Programme

Brahms, Quintette à cordes n°2 en sol majeur, op. 111
Dvořák , Quintette à cordes n°2 en mi bémol majeur, op. 97

Quatuor Pavel Haas
Veronika Jarůšková, violon 1 ; Marek Zwiebel, violon 2 ; Jiří Kabát, alto ; Pavel Nikl, alto ;
Peter Jarůšek, violoncelle

Paris, Théâtre des Abbesses, le 19 janvier 2019

Tous les grands quatuors en activité sont trop rares sur les scènes de nos contrées, puisque le quatuor en général est excessivement parcimonieux, faute d’avoir son temple parisien, son lieu de référence. Mais certains le sont plus encore que d’autres. Etoile d’une petite constellation de l’excellence absolue qui compte notamment les Borodine, Casals ou Jérusalem, les Pavel Haas ne bénéficient pas, contrairement à ceux-là, de l’exposition de la Biennale de la Philharmonie (pourquoi donc ? Ce sont les mystères de Paris). Ils se contentent donc d’une errance qui n'est pas même biennale entre Louvre, Bouffes du Nord et Théâtre de la Ville. Leur visite à ce dernier était, du reste, l’occasion de vérifier que de tous ces endroits, la petite salle des Abbesses était peut-être la mieux calibrée pour le genre. Fournissant un cadre idéal pour cette merveille de formation, porte-étendard incontestable de la tradition tchèque ; qu’il était du reste délectable de retrouver, avec leur ancien altiste, dans les deux chefs d’œuvre romantiques du quintette à cordes – partitions dont la rareté dans les salles le dispute à la grandeur.
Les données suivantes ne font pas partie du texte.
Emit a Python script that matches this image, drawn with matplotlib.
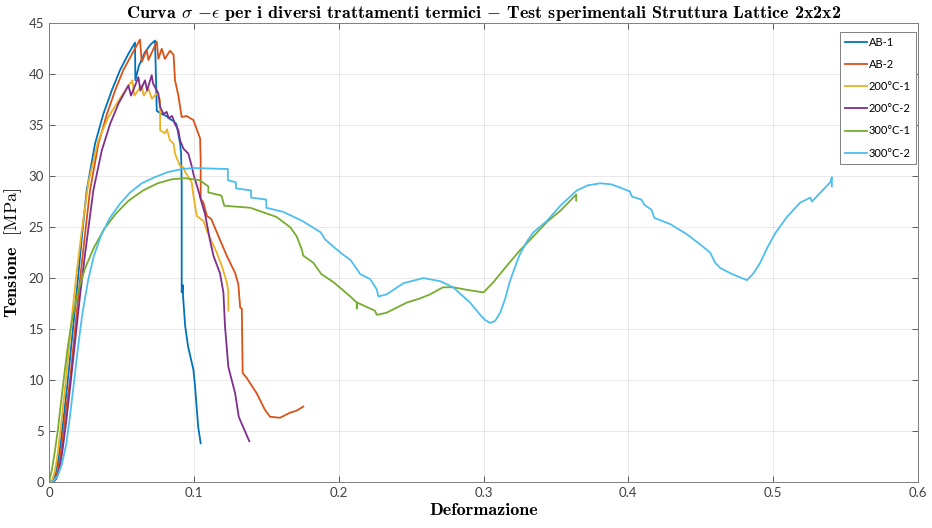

Les dernières apparitions des Haas dont nous avons été témoin mettaient à genoux devant une souveraineté totalisante : équilibres et intonation immaculés, autorité extrême de la conception interprétative, en particulier dans un extraordinaire concert Britten-Schubert-Smetana au Louvre (en 2012). La formation paraît plus que jamais au summum de son développement, c’est-à-dire au point d’équilibre idéal entre la maturation collective et la pleine maîtrise instrumentale. Ses derniers enregistrements consacrés à Dvořák, en particulier un opus 106 qui est, peut-être, le plus parfait et bouleversant qui nous ait été donné à ce jour, sont des splendeurs comme le disque n’en offre plus guère. Même les nombreux changements de personnel ne semblent pas affecter la trajectoire d’un quatuor qui semble se bonifier continuellement. L’arrivée d’un quatrième second violon en douze ans (en 2012) a peut-être même été l’événement le plus catalyseur de cette évolution, le jeu de Marek Zwiebel s’imposant comme une sorte d’idéal absolu du rôle, laissant tout l’espace nécessaire à l’expression du gigantesque potentiel expressif de Jarůšková, mais occupant le sien avec un charme en clair obscur de chaque instant, faisant toujours tendre l’oreille vers le dessous de la texture. Le départ en 2016 de l’altiste Pavel Nikl, cofondateur des Haas avec Jarůšková, pouvait inquiéter : mais après une période d’instabilité, son remplaçant, Jiří Kabát, paraît solidement intégré à l’ensemble. Le fait de se tourner au cours de ces dernières saisons vers un répertoire de quintette à deux altos, que les Haas n’avaient pas tant pratiqué jusqu’alors, a sans nul doute contribué à adoucir cette transition et à en assurer un débouché heureux. On ne se méfie jamais assez des apparences relationnelles d’un quatuor, mais l’on aime à se dire, au vu de la complicité qui paraît toujours unir Nikl à ses partenaires de près de vingt ans, que les choix de programmes ont été aussi, en partie, motivés par la difficulté de se séparer trop brutalement. Et par esprit d’escalier pourrait-on ajouter que l’on attend toujours de connaître le Mozart des Pavel Haas, et que commencer par les quintettes serait, peut-être, la plus désirable manière d’y remédier.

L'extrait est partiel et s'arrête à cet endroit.